Así pues, lo razonable y lo justo —sin que por ello peque de antinacionalista— es considerar el conjunto, incluyendo en él la deuda interna y la externa, con todas sus modalidades y en todas sus formas; esto es: promover una gran consolidación de la deuda pública nacional.

Según estudios que han hecho sobre la materia expertos de la talla del joven economista y escritor Antonio Espinosa de los Monteros, los servicios de la deuda pública, considerados de urgencia y comprendiendo: la deuda consolidada exterior, la deuda consolidada interior, la deuda consolidada interior sin intereses, proveniente de la flotante, las deudas no consolidadas, los montepíos y pensiones y la deuda flotante, reclamarían una anualidad mínima de cincuenta y cinco millones de pesos: en la inteligencia de que no queda incluida en este acervo la deuda agraria, que se acrecienta por el desarrollo del programa de dotación ejidal acometido con firmeza por los tres últimos gobiernos nacionales.

Frente a estos cálculos que sobrepasan con mucho, y sin género de duda, la capacidad de pago de la nación, no hay quien pueda precisar con exactitud —ni siquiera aproximadamente— la cifra que represente las posibilidades nacionales para cubrir las obligaciones del país sin mengua de la fuerza vital de nuestra economía.

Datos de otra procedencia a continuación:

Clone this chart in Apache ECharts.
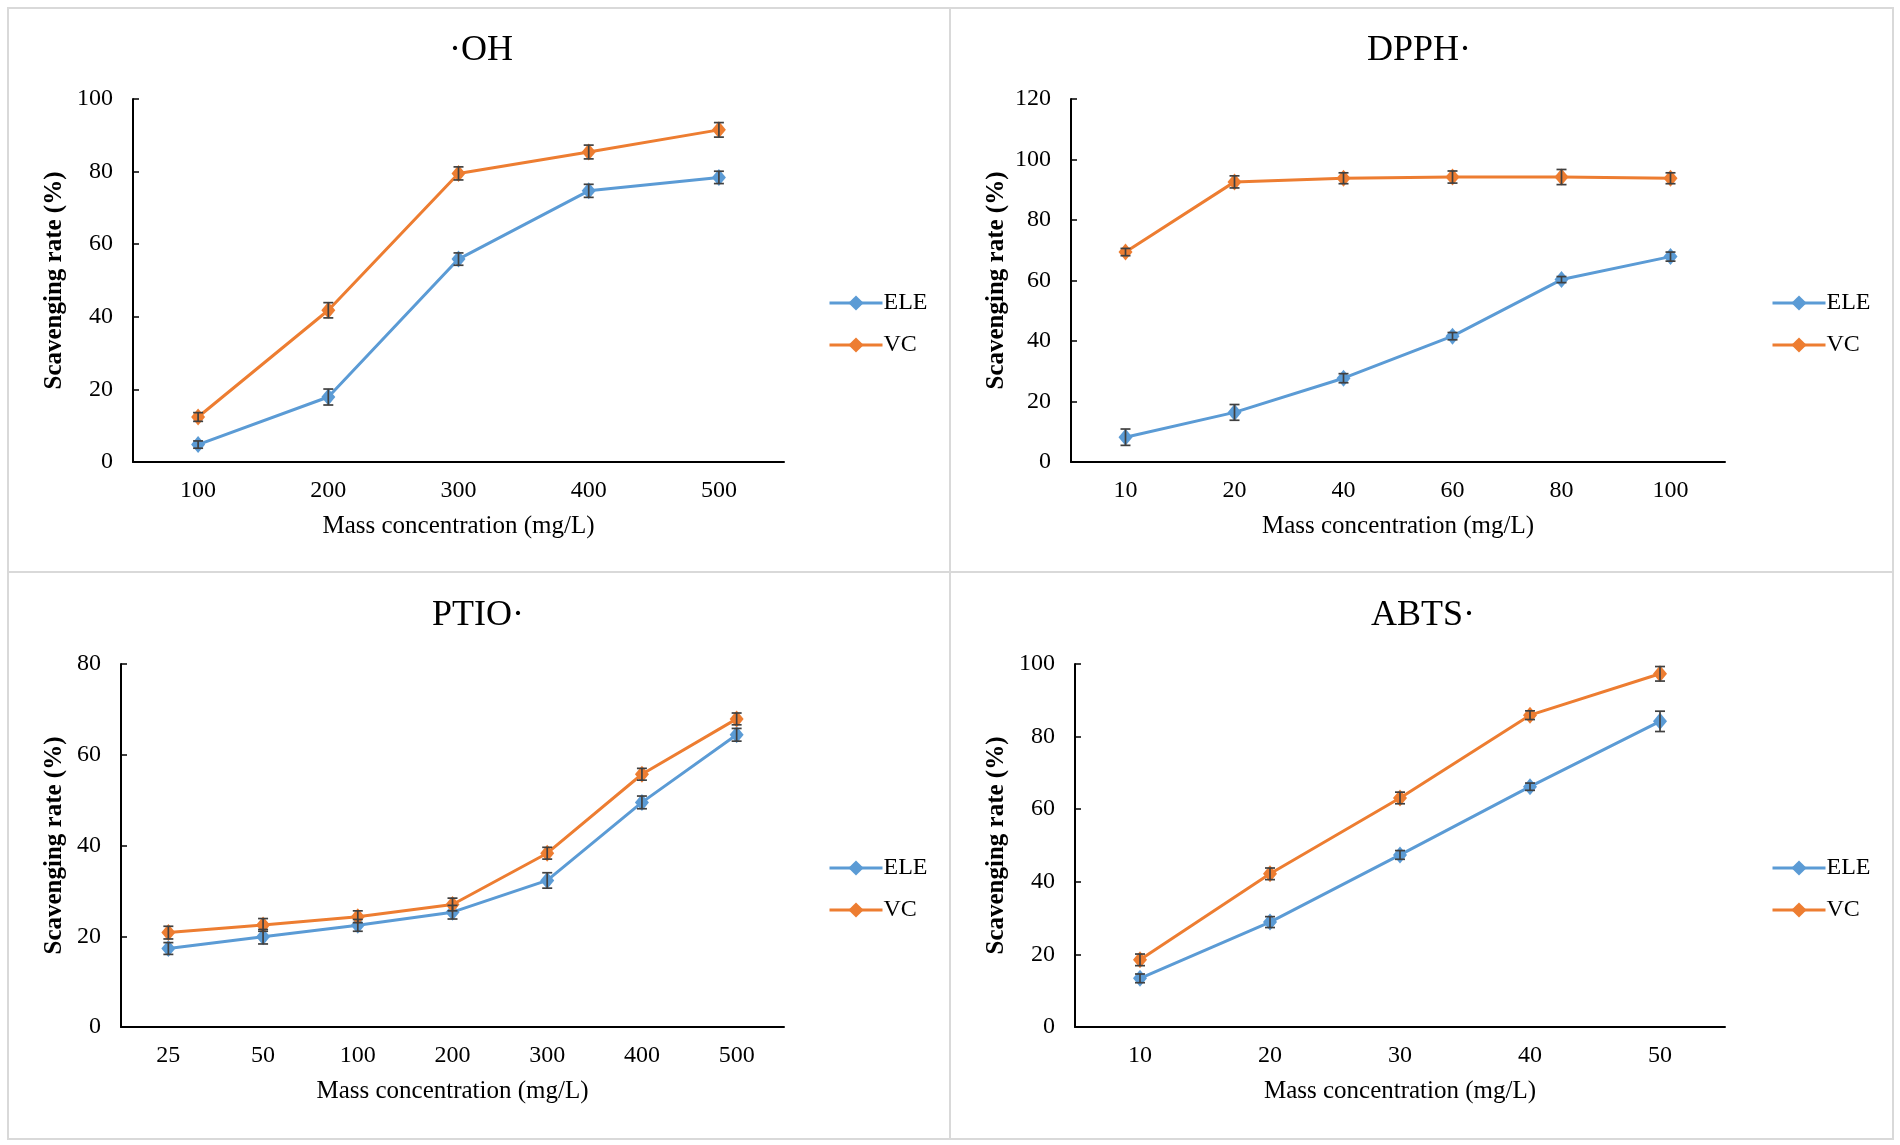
<!DOCTYPE html>
<html>
<head>
<meta charset="utf-8">
<script src="https://cdn.jsdelivr.net/npm/echarts@6/dist/echarts.min.js"></script>
<style>
html,body{margin:0;padding:0;background:#fff;}
#chart{width:1900px;height:1145px;}
</style>
</head>
<body>
<div id="chart"></div>
<script>
// ---- Data ----
const ohCats = ['100', '200', '300', '400', '500'];
const ohELE = [4.8, 17.9, 55.9, 74.7, 78.4];
const ohELEErr = [1.0, 2.2, 1.7, 1.8, 1.7];
const ohVC = [12.4, 41.8, 79.5, 85.4, 91.5];
const ohVCErr = [1.2, 2.1, 1.8, 1.9, 2.0];

const dpphCats = ['10', '20', '40', '60', '80', '100'];
const dpphELE = [8.2, 16.4, 27.7, 41.6, 60.3, 67.9];
const dpphELEErr = [2.7, 2.6, 1.5, 1.2, 1.0, 1.5];
const dpphVC = [69.4, 92.6, 93.8, 94.2, 94.2, 93.8];
const dpphVCErr = [1.2, 2.0, 1.8, 2.0, 2.5, 1.8];

const ptioCats = ['25', '50', '100', '200', '300', '400', '500'];
const ptioELE = [17.3, 19.9, 22.4, 25.3, 32.3, 49.5, 64.4];
const ptioELEErr = [1.3, 1.6, 1.3, 1.5, 1.7, 1.4, 1.4];
const ptioVC = [20.8, 22.5, 24.3, 27.0, 38.3, 55.7, 67.9];
const ptioVCErr = [1.4, 1.4, 1.3, 1.4, 1.3, 1.3, 1.3];

const abtsCats = ['10', '20', '30', '40', '50'];
const abtsELE = [13.4, 28.9, 47.4, 66.2, 84.2];
const abtsELEErr = [1.2, 1.5, 1.2, 1.0, 2.8];
const abtsVC = [18.5, 42.2, 63.1, 85.9, 97.3];
const abtsVCErr = [1.6, 1.6, 1.6, 1.2, 2.0];

const titles = ['·OH', 'DPPH·', 'PTIO·', 'ABTS·'];
const yMax = [100, 120, 80, 100];
const xName = 'Mass concentration (mg/L)';
const yName = 'Scavenging rate (%)';

// ---- Layout ----
const FONT = '"Liberation Serif", "Times New Roman", serif';
const BLUE = '#5B9BD5', ORANGE = '#ED7D31';
const panels = [
  {cats: ohCats, ele: ohELE, eleErr: ohELEErr, vc: ohVC, vcErr: ohVCErr,
   grid: {left: 133, top: 99, width: 651, height: 363}, titleX: 476, titleY: 28, yGap: 66, legendX: 823, legendY: 286},
  {cats: dpphCats, ele: dpphELE, eleErr: dpphELEErr, vc: dpphVC, vcErr: dpphVCErr,
   grid: {left: 1071, top: 99, width: 654, height: 363}, titleX: 1414, titleY: 28, yGap: 62, legendX: 1766, legendY: 286},
  {cats: ptioCats, ele: ptioELE, eleErr: ptioELEErr, vc: ptioVC, vcErr: ptioVCErr,
   grid: {left: 121, top: 664, width: 663, height: 363}, titleX: 473, titleY: 593, yGap: 54, legendX: 823, legendY: 851},
  {cats: abtsCats, ele: abtsELE, eleErr: abtsELEErr, vc: abtsVC, vcErr: abtsVCErr,
   grid: {left: 1075, top: 664, width: 650, height: 363}, titleX: 1418, titleY: 593, yGap: 66, legendX: 1766, legendY: 851}
];

function errRender(params, api) {
  const x = api.value(0);
  const lo = api.coord([x, api.value(1)]);
  const hi = api.coord([x, api.value(2)]);
  const hw = 5;
  const st = {stroke: '#404040', lineWidth: 1.7};
  return {
    type: 'group',
    children: [
      {type: 'line', shape: {x1: lo[0], y1: lo[1], x2: hi[0], y2: hi[1]}, style: st},
      {type: 'line', shape: {x1: lo[0] - hw, y1: lo[1], x2: lo[0] + hw, y2: lo[1]}, style: st},
      {type: 'line', shape: {x1: hi[0] - hw, y1: hi[1], x2: hi[0] + hw, y2: hi[1]}, style: st}
    ]
  };
}

const option = {
  backgroundColor: '#fff',
  animation: false,
  title: [], legend: [], grid: [], xAxis: [], yAxis: [], series: [],
  graphic: [
    {type: 'rect', shape: {x: 8, y: 8, width: 1885, height: 1131}, style: {fill: 'none', stroke: '#d9d9d9', lineWidth: 2}},
    {type: 'line', shape: {x1: 950, y1: 8, x2: 950, y2: 1139}, style: {stroke: '#d9d9d9', lineWidth: 2}},
    {type: 'line', shape: {x1: 8, y1: 572, x2: 1893, y2: 572}, style: {stroke: '#d9d9d9', lineWidth: 2}}
  ]
};

panels.forEach((p, i) => {
  option.title.push({
    text: titles[i], left: p.titleX, top: p.titleY, textAlign: 'center',
    textStyle: {fontFamily: FONT, fontSize: 36, fontWeight: 'normal', color: '#000'}
  });
  option.legend.push({
    data: ['ELE', 'VC'], orient: 'vertical', left: p.legendX, top: p.legendY,
    itemWidth: 53, itemHeight: 19, itemGap: 18,
    lineStyle: {width: 3},
    textStyle: {fontFamily: FONT, fontSize: 24, color: '#000', padding: [0, 0, 0, -4]}
  });
  option.grid.push(Object.assign({containLabel: false}, p.grid));
  option.xAxis.push({
    type: 'category', gridIndex: i, data: p.cats, boundaryGap: true,
    name: xName, nameLocation: 'middle', nameGap: 52,
    nameTextStyle: {fontFamily: FONT, fontSize: 25, color: '#000'},
    axisLine: {lineStyle: {color: '#000', width: 2}},
    axisTick: {alignWithLabel: true, inside: true, length: 6, lineStyle: {color: '#000', width: 1.5}},
    axisLabel: {fontFamily: FONT, fontSize: 24, color: '#000', margin: 17, interval: 0},
    splitLine: {show: false}
  });
  option.yAxis.push({
    type: 'value', gridIndex: i, min: 0, max: yMax[i], interval: 20,
    name: yName, nameLocation: 'middle', nameGap: p.yGap,
    nameTextStyle: {fontFamily: FONT, fontSize: 25, color: '#000', fontWeight: 'bold'},
    axisLine: {show: true, lineStyle: {color: '#000', width: 2}},
    axisTick: {show: true, inside: true, length: 6, lineStyle: {color: '#000', width: 1.5}},
    axisLabel: {fontFamily: FONT, fontSize: 24, color: '#000', margin: 20},
    splitLine: {show: false}
  });
  const mk = (name, vals, color) => ({
    name: name, type: 'line', xAxisIndex: i, yAxisIndex: i, data: vals,
    symbol: 'diamond', symbolSize: [14, 17], showSymbol: true,
    lineStyle: {color: color, width: 3}, itemStyle: {color: color}, z: 3
  });
  const mkErr = (name, vals, errs) => ({
    name: name, type: 'custom', xAxisIndex: i, yAxisIndex: i,
    renderItem: errRender, z: 5,
    data: vals.map((v, k) => [k, v - errs[k], v + errs[k]]),
    encode: {x: 0, y: [1, 2]}
  });
  option.series.push(mk('ELE', p.ele, BLUE));
  option.series.push(mk('VC', p.vc, ORANGE));
  option.series.push(mkErr('ELE', p.ele, p.eleErr));
  option.series.push(mkErr('VC', p.vc, p.vcErr));
});

const chart = echarts.init(document.getElementById('chart'));
chart.setOption(option);
</script>
</body>
</html>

Lo interesante, sin embargo, no es señalar esta o aquella otra cantidad, que habría de ser forzosamente convencional, sino establecer los principios por los cuales se rija la investigación sobre la capacidad de pago del país y la reinversión en México de las sumas destinadas a cubrir los servicios de la deuda, particularmente la externa, pues de otra suerte, la exportación de capitales sin contrapartida y sin medidas de defensa, terminaría por hundir en la ruina a nuestra ya anémica economía, sin que por ello se beneficiaran nuestros propios acreedores.

En próximo ensayo trataré de estudiar estos interesantes temas cuyo desarrollo reclama un espacio mayor de los límites de este artículo.

El Nacional, 21 de diciembre de 1929.